### Exercise directions
Could you repeat, exactly as they stand, the lines between the one with "Convert this chart to Plotly code." and the one with "fig = go.Figure()", inclusive, minus the pictures?

### Given records
* * * *

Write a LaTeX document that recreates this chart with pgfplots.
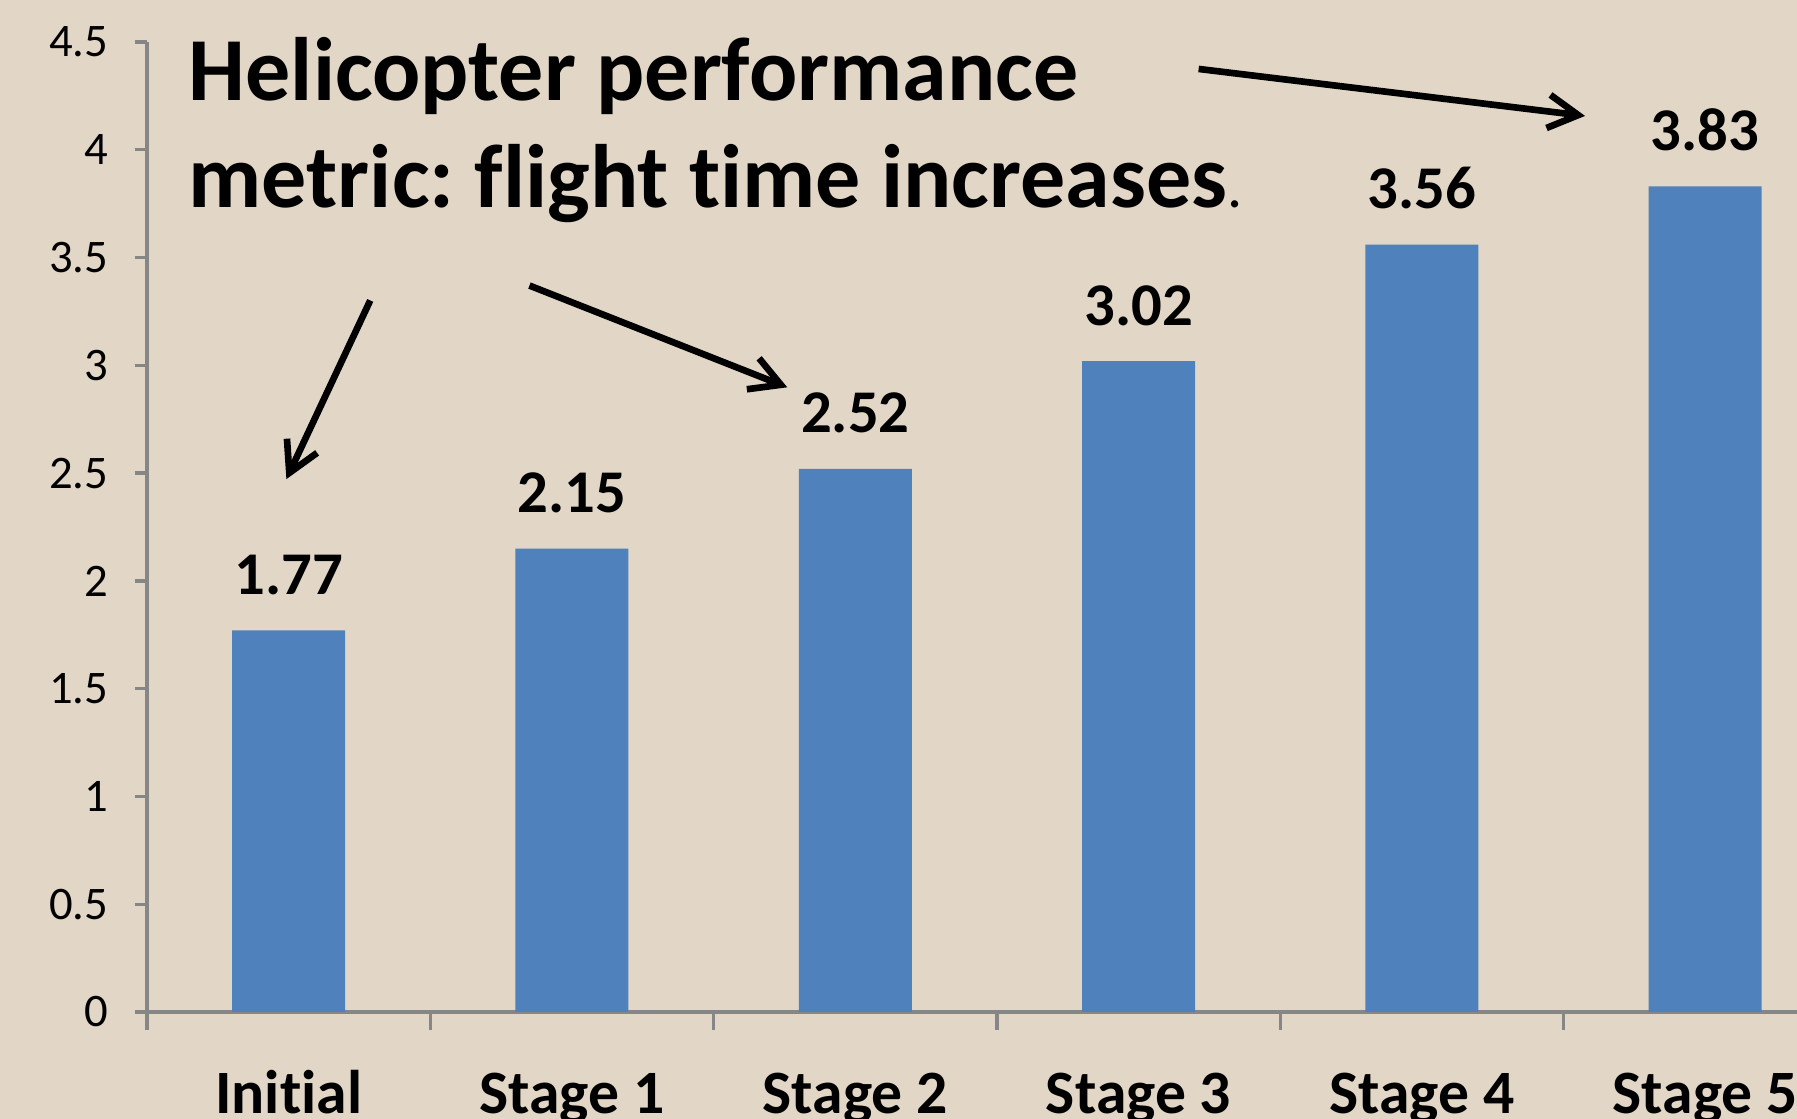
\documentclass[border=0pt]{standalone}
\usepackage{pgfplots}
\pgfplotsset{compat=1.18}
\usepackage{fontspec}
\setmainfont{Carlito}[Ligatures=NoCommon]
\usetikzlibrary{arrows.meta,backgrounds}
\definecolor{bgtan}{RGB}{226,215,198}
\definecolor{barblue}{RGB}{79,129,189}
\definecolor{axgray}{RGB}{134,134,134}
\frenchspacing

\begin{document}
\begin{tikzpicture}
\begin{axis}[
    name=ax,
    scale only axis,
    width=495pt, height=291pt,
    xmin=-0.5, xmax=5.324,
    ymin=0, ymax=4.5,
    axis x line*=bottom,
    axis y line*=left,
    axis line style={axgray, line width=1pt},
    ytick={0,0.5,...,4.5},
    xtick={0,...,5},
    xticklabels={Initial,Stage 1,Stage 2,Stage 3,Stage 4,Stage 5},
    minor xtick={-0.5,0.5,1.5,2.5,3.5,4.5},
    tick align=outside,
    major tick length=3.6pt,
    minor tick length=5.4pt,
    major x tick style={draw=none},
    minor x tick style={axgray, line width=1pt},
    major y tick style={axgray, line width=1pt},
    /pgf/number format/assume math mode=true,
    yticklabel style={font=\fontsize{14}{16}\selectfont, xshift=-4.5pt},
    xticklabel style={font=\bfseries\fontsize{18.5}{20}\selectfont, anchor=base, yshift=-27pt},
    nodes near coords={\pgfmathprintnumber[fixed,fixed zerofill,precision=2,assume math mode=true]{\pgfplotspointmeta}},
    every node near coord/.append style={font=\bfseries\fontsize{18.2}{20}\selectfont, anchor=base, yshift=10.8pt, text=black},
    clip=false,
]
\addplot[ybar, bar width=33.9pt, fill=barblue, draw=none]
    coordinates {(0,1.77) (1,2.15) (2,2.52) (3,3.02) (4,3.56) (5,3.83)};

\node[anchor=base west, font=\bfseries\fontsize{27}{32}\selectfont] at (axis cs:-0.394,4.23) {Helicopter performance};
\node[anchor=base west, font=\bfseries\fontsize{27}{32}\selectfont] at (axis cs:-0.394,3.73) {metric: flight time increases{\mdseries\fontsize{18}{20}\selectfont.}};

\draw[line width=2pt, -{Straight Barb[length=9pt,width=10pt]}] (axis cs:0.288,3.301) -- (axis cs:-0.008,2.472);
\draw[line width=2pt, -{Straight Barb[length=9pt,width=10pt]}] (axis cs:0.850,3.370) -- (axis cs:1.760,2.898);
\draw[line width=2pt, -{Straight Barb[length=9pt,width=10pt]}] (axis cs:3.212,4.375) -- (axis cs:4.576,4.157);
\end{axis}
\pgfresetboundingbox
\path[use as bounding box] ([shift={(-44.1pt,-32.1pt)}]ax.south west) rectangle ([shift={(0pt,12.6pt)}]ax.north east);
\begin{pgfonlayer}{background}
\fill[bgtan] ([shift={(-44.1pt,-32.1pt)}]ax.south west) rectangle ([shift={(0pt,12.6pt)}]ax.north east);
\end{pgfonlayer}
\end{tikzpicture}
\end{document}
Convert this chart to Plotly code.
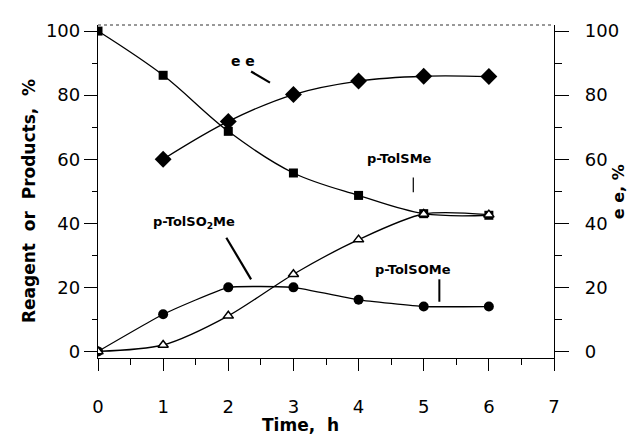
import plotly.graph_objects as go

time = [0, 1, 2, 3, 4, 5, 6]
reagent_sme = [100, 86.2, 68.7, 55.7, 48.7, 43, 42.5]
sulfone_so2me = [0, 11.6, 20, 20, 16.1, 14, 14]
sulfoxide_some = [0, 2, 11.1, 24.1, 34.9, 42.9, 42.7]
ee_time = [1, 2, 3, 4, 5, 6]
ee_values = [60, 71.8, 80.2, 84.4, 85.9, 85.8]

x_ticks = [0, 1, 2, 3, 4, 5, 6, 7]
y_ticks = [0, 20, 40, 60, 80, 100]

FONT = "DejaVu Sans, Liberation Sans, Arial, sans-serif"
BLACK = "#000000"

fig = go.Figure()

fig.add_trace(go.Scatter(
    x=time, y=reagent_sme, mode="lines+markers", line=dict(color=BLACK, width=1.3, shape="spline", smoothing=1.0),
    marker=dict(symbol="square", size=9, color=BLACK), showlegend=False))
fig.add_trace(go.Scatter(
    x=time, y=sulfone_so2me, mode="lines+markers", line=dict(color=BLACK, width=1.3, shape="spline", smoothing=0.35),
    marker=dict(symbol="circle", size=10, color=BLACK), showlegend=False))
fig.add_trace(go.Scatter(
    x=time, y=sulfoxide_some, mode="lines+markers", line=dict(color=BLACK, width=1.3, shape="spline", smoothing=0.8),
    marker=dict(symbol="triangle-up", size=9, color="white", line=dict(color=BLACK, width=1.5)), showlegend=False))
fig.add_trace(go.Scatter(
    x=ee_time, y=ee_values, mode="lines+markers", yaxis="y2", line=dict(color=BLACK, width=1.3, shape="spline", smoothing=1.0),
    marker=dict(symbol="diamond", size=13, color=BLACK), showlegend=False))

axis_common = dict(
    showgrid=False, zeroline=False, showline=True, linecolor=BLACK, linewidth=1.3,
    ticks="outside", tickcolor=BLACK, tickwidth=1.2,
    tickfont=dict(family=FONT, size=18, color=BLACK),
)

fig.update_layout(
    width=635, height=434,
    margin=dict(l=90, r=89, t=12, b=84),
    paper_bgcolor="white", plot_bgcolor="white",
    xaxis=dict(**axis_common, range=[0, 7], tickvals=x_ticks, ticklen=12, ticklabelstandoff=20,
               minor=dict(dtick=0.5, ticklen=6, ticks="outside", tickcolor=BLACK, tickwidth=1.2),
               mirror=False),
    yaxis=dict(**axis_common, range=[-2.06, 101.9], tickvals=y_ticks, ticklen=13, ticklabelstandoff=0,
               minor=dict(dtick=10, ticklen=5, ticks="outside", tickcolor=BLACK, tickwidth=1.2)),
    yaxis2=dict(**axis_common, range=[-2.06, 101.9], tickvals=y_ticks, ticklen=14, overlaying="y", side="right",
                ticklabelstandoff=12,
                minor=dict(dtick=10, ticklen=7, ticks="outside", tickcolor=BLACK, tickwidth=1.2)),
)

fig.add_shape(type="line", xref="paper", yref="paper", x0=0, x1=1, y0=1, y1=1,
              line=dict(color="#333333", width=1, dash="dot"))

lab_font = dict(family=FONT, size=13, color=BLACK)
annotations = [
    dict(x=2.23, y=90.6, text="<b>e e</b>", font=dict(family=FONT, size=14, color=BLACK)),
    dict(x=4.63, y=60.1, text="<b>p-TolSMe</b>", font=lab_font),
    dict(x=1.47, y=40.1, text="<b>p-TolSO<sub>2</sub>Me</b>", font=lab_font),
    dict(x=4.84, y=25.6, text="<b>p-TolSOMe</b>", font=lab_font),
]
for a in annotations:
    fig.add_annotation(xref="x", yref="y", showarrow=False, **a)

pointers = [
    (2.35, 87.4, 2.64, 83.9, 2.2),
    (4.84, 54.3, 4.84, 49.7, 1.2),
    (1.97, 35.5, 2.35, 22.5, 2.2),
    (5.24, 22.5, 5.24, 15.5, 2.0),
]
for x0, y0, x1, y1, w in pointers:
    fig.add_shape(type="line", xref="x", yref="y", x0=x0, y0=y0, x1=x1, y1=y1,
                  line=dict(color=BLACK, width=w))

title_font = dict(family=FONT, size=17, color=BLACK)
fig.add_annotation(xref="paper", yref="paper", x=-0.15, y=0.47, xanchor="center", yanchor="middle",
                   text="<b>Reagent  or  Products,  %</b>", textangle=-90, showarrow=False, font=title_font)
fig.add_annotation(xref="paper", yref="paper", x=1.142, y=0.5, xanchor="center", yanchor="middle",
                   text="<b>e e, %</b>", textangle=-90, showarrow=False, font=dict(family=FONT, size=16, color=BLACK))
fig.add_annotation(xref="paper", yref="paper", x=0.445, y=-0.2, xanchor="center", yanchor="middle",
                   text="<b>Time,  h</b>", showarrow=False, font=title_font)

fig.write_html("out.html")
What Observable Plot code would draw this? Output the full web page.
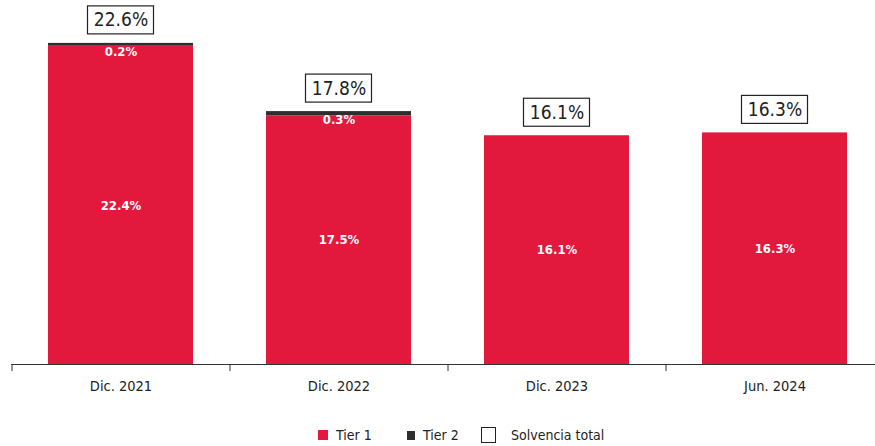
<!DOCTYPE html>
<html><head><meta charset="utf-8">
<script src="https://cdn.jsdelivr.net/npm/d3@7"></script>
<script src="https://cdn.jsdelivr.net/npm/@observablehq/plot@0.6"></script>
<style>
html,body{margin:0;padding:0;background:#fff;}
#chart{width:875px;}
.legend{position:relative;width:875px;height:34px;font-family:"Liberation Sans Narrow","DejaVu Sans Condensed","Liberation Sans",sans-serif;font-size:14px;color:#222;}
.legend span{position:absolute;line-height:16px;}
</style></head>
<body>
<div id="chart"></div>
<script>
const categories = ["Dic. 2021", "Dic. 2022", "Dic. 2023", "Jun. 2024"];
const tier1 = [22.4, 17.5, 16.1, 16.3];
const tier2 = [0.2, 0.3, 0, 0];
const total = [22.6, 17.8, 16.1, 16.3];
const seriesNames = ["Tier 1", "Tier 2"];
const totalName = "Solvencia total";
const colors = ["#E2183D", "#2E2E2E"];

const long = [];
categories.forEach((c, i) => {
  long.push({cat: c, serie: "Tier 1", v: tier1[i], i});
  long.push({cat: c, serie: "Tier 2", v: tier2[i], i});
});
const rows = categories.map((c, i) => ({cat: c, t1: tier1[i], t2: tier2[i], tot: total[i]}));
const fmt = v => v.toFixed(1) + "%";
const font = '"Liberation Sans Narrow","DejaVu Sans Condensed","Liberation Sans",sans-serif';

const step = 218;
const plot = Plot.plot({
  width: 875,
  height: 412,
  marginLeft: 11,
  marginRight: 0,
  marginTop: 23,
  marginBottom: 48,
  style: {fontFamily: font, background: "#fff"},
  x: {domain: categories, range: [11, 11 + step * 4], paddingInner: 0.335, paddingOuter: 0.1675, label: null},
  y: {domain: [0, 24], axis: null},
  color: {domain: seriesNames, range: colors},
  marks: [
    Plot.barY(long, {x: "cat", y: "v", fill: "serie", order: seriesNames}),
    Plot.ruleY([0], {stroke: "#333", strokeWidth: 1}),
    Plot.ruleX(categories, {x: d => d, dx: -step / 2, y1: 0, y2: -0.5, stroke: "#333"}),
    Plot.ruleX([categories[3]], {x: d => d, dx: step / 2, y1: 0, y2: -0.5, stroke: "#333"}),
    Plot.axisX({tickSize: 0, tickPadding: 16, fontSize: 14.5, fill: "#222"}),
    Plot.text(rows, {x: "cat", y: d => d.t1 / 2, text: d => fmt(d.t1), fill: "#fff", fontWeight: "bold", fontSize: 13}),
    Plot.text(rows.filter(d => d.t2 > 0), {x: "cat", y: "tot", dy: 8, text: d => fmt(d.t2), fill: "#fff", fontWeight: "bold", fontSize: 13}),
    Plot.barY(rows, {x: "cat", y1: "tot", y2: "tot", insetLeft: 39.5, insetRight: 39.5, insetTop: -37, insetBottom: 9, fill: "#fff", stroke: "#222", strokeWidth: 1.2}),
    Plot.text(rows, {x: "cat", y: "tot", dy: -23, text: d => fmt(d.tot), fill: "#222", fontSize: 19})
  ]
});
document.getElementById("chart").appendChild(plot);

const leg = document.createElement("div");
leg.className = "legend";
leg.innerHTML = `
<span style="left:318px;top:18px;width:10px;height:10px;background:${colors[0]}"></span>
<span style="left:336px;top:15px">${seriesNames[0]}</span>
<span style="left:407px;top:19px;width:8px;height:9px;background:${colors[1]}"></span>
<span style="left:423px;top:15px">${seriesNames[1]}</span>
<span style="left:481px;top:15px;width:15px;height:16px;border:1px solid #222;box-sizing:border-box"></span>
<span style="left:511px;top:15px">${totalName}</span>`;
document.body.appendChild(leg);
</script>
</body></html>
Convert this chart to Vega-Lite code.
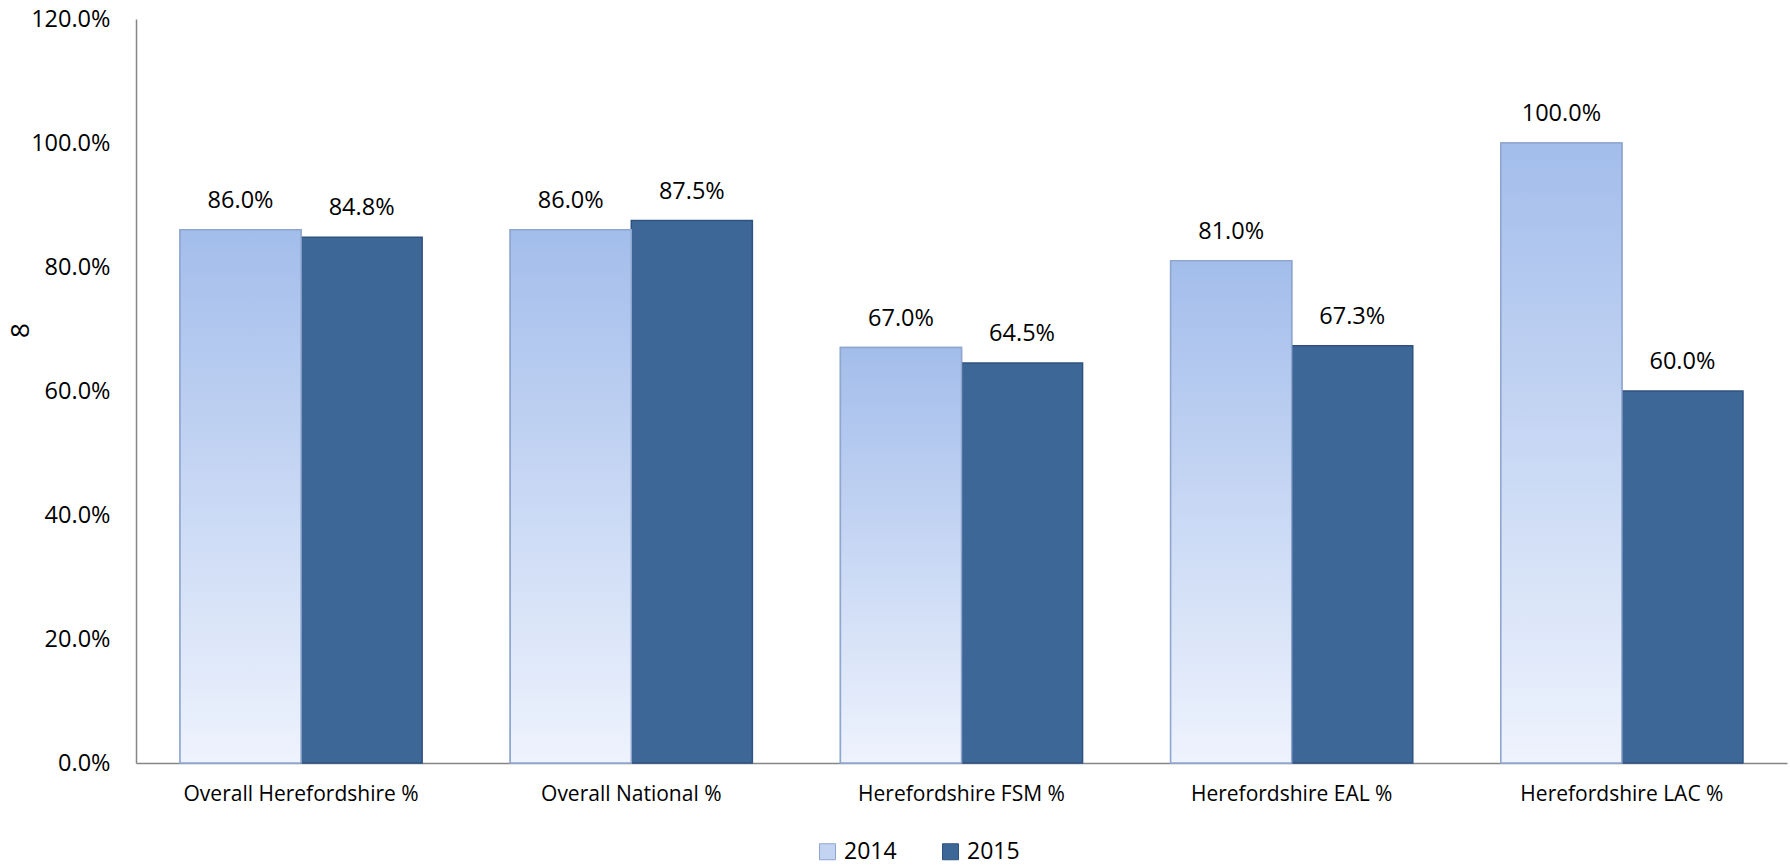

* * * *

### Answer for the task
Convert this chart to Plotly code.
import plotly.graph_objects as go

time = [0, 1, 2, 3, 4, 5, 6]
reagent_sme = [100, 86.2, 68.7, 55.7, 48.7, 43, 42.5]
sulfone_so2me = [0, 11.6, 20, 20, 16.1, 14, 14]
sulfoxide_some = [0, 2, 11.1, 24.1, 34.9, 42.9, 42.7]
ee_time = [1, 2, 3, 4, 5, 6]
ee_values = [60, 71.8, 80.2, 84.4, 85.9, 85.8]

x_ticks = [0, 1, 2, 3, 4, 5, 6, 7]
y_ticks = [0, 20, 40, 60, 80, 100]

FONT = "DejaVu Sans, Liberation Sans, Arial, sans-serif"
BLACK = "#000000"

fig = go.Figure()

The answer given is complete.